Gli Uomini d'Oro, la recensione
Non impeccabile ma compatto ed efficace per almeno metà della sua durata, Gli Uomini D'Oro è un passo avanti nella direzione giusta
GLI UOMINI D'ORO, DI VINCENZO ALFIERI - LA RECENSIONE
Ci stiamo arrivando, piano piano, a fare cinema di genere di livello medio che sia buono e (magari) anche ottimo. Lo si capisce dal fatto che in Gli Uomini d’Oro, un noir di periferia moderno, un film di rapina, tensione, violenza e conseguenze amare, tutto il comparto tecnico funziona benissimo. Quello che prima era un limite evidente (i film non sembravano di genere, non suonavano di genere, arrancavano non appena le scene erano un po’ più movimentate di un dialogo) adesso sembra scavalcato.

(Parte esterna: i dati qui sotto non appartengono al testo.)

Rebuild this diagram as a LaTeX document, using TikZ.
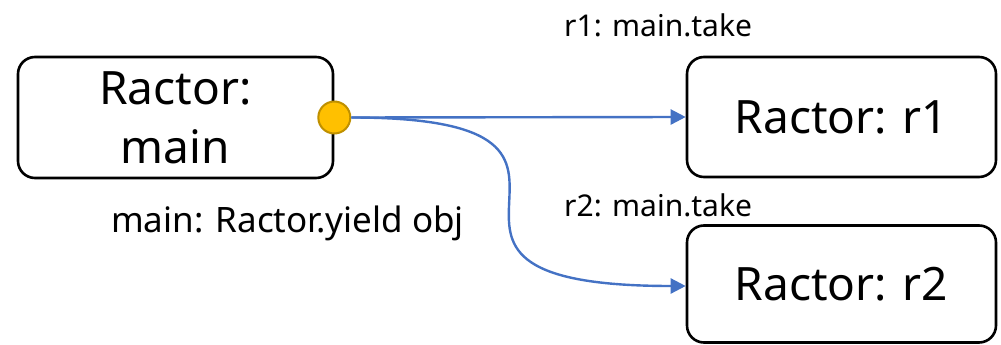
\documentclass[tikz,border=0pt]{standalone}
\usepackage{fontspec}
\setmainfont{Noto Sans}
\usetikzlibrary{arrows.meta}

\definecolor{linkblue}{HTML}{4472C4}
\definecolor{portfill}{HTML}{FFC000}
\definecolor{portline}{HTML}{BF9000}

\tikzset{
  ractor/.style={draw=black, line width=2.6pt, rounded corners=17pt,
    fill=white, align=center, font=\fontsize{46}{59}\selectfont,
    inner sep=0pt},
  port/.style={circle, draw=portline, fill=portfill, line width=2pt,
    minimum size=32pt, inner sep=0pt},
  msg/.style={draw=linkblue, line width=2.4pt,
    -{Triangle[length=15pt,width=15pt]}},
  lbl/.style={anchor=base west, inner sep=0pt},
}

\begin{document}
\begin{tikzpicture}[x=1pt, y=-1pt]
  \useasboundingbox (0,0) rectangle (1001,345);

  % actors
  \node[ractor, minimum width=315pt, minimum height=121pt] (main) at (175.5,117.5) {Ractor:\\main};
  \node[ractor, minimum width=309pt, minimum height=120pt] (r1) at (841.5,117) {Ractor: r1};
  \node[ractor, minimum width=309pt, minimum height=117pt] (r2) at (841.5,284) {Ractor: r2};

  % outgoing port of main
  \node[port] (p) at (main.east) {};

  % messages taken by r1 and r2
  \draw[msg] (p.east) -- (r1.west);
  \draw[msg] (p.east) .. controls +(325,0) and +(-345,0) .. ([yshift=-2pt]r2.west);

  % labels
  \node[lbl, font=\fontsize{30}{34}\selectfont] (t1) at (564,37) {r1: main.take};
  \node[lbl, font=\fontsize{30}{34}\selectfont] (t2) at (564,216) {r2: main.take};
  \node[lbl, font=\fontsize{35}{40}\selectfont] (y) at (111,232) {main: Ractor.yield obj};
\end{tikzpicture}
\end{document}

E di credibilità, purtroppo, ne ha ancora bisogno. Perché questa storia, tratta da un fatto di cronaca, di tre impiegati di un furgone portavalori che decidono di fare un colpo per sistemarsi (che si amplia alle loro vite e a diverse ramificazioni criminali), è ancora un po’ convenzionale e non riesce ad avere sempre il medesimo livello. È perfetto Giampaolo Morelli, sbruffone che non vuole lavorare e idea il piano, come sono perfetti i comprimari, ma non lo è l’uomo grigio e rancoroso di Fabio De Luigi (anzi è una macchietta anche se non vuole far ridere) ed è solo abbozzato il pugile in cerca di legittimazione di Edoardo Leo (invece che carica che ha Mariela Garriga, la sua donna!).
Non dobbiamo mai dimenticarci che veniamo da anni in cui i film di genere italiani erano per la maggior parte La Doppia Ora, i film “è molto più che un noir”, che partivano in una maniera e finivano nei soliti lidi. Gli Uomini D’Oro parte come deve e finisce come deve, sapendo esattamente che strada prendere e avendo anche la grazia di confezionare a modo la scena cruciale (la rapina) e non è poco. Non è poco per niente.